# Task details:
In the listing below, locate the lines that hold "with" and copy them.

# Given material:
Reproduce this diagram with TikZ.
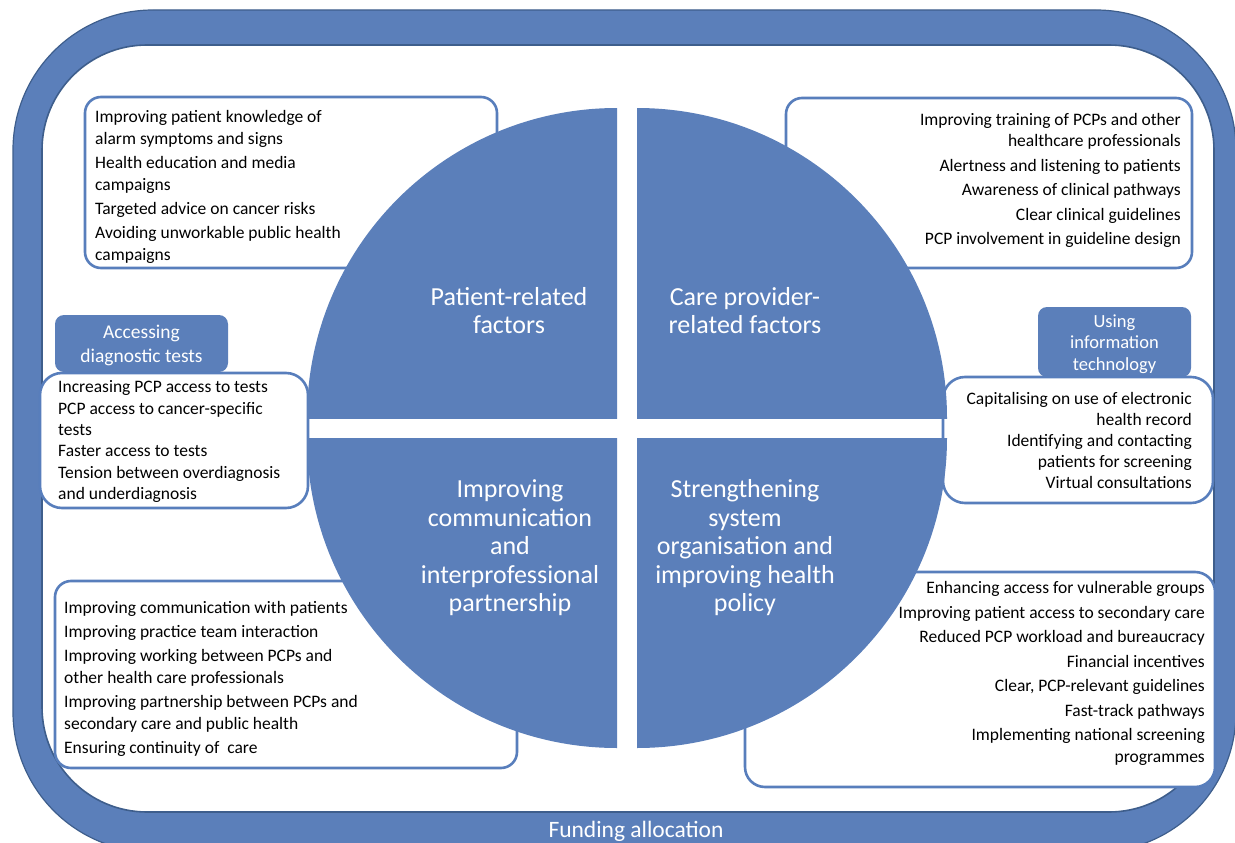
\documentclass[tikz,border=0pt]{standalone}
\usepackage{fontspec}
\setmainfont{Carlito}
\definecolor{qblue}{RGB}{91,127,186}
\definecolor{bandedge}{RGB}{62,94,140}
\definecolor{boxline}{RGB}{88,126,188}
\begin{document}
\begin{tikzpicture}[x=1pt,y=-1pt,
 wbox/.style={draw=boxline, line width=2.6pt, fill=white, rounded corners=16pt, inner sep=0pt},
 lbl/.style={fill=qblue, rounded corners=9pt, inner sep=0pt, text=white, align=center},
 item/.style={inner sep=0pt, text=black},
 title/.style={text=white, align=center, font=\fontsize{26}{28.5}\selectfont},
 quad/.style={fill=qblue}]
\useasboundingbox (0,0) rectangle (1235,843);
\fill[white] (0,0) rectangle (1235,843);
% funding frame
\draw[fill=qblue, draw=bandedge, line width=1.2pt, rounded corners=140pt] (13,10) rectangle (1236,852);
\draw[fill=white, draw=bandedge, line width=1.6pt, rounded corners=105pt] (42,45) rectangle (1214,812);
\node[text=white, font=\fontsize{23.5}{26}\selectfont] (fund) at (636,831) {Funding allocation};
% label boxes
\node[lbl, minimum width=173pt, minimum height=57pt] (l3) at (141.5,343.5) {};
\node[lbl, minimum width=153pt, minimum height=70pt] (l4) at (1114.5,342) {};
\node[text=white, align=center, font=\fontsize{19.5}{24}\selectfont] (l3t) at (141.5,345.5) {Accessing\\diagnostic tests};
\node[text=white, align=center, font=\fontsize{18.5}{21.5}\selectfont] (l4t) at (1114.5,344) {Using\\information\\technology};
% white boxes
\node[wbox, minimum width=412pt, minimum height=171pt] (b1) at (291,182.5) {};
\node[wbox, minimum width=406pt, minimum height=170pt] (b2) at (989,183) {};
\node[wbox, rounded corners=22pt, minimum width=268pt, minimum height=135pt] (b3) at (174,440.5) {};
\node[wbox, rounded corners=22pt, minimum width=270pt, minimum height=126pt] (b4) at (1078,440) {};
\node[wbox, minimum width=462pt, minimum height=187pt] (b5) at (286,674.5) {};
\node[wbox, rounded corners=20pt, minimum width=470pt, minimum height=215pt] (b6) at (980,679.5) {};
% box texts
\node[item, anchor=north west, align=left, font=\fontsize{17.5}{22}\selectfont] (t1) at (95,110.5)
 {Improving patient knowledge of\\alarm symptoms and signs\\[2pt]Health education and media\\campaigns\\[2pt]Targeted advice on cancer risks\\[2pt]Avoiding unworkable public health\\campaigns};
\node[item, anchor=north east, align=right, font=\fontsize{17.5}{21}\selectfont] (t2) at (1181,113.5)
 {Improving training of PCPs and other\\healthcare professionals\\[3.5pt]Alertness and listening to patients\\[3.5pt]Awareness of clinical pathways\\[3.5pt]Clear clinical guidelines\\[3.5pt]PCP involvement in guideline design};
\node[item, anchor=north west, align=left, font=\fontsize{17.5}{21.4}\selectfont] (t3) at (58,380.5)
 {Increasing PCP access to tests\\PCP access to cancer-specific\\tests\\Faster access to tests\\Tension between overdiagnosis\\and underdiagnosis};
\node[item, anchor=north east, align=right, font=\fontsize{17.5}{21}\selectfont] (t4) at (1192,392.5)
 {Capitalising on use of electronic\\health record\\Identifying and contacting\\patients for screening\\Virtual consultations};
\node[item, anchor=north west, align=left, font=\fontsize{17.5}{22}\selectfont] (t5) at (64,601.5)
 {Improving communication with patients\\[2pt]Improving practice team interaction\\[2pt]Improving working between PCPs and\\other health care professionals\\[2pt]Improving partnership between PCPs and\\secondary care and public health\\[2pt]Ensuring continuity of~ care};
\node[item, anchor=north east, align=right, font=\fontsize{17.5}{22}\selectfont] (t6) at (1205,581.5)
 {Enhancing access for vulnerable groups\\[2.5pt]Improving patient access to secondary care\\[2.5pt]Reduced PCP workload and bureaucracy\\[2.5pt]Financial incentives\\[2.5pt]Clear, PCP-relevant guidelines\\[2.5pt]Fast-track pathways\\[2.5pt]Implementing national screening\\programmes};
% quadrants
\begin{scope}
\clip (307,108) rectangle (617,418);
\fill[quad] (617,418) circle[radius=310pt];
\end{scope}
\begin{scope}
\clip (637,108) rectangle (947,418);
\fill[quad] (637,418) circle[radius=310pt];
\end{scope}
\begin{scope}
\clip (307,438) rectangle (617,748);
\fill[quad] (617,438) circle[radius=310pt];
\end{scope}
\begin{scope}
\clip (637,438) rectangle (947,748);
\fill[quad] (637,438) circle[radius=310pt];
\end{scope}
% quadrant titles
\node[title] (q1) at (509,310.5) {Patient-related\\factors};
\node[title] (q2) at (745,310.5) {Care provider-\\related factors};
\node[title] (q3) at (510,548) {Improving\\communication\\and\\interprofessional\\partnership};
\node[title] (q4) at (745,548) {Strengthening\\system\\organisation and\\improving health\\policy};
\end{tikzpicture}
\end{document}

# Output for this exercise:
Reproduce this diagram with TikZ.
 {Improving communication with patients\\[2pt]Improving practice team interaction\\[2pt]Improving working between PCPs and\\other health care professionals\\[2pt]Improving partnership between PCPs and\\secondary care and public health\\[2pt]Ensuring continuity of~ care};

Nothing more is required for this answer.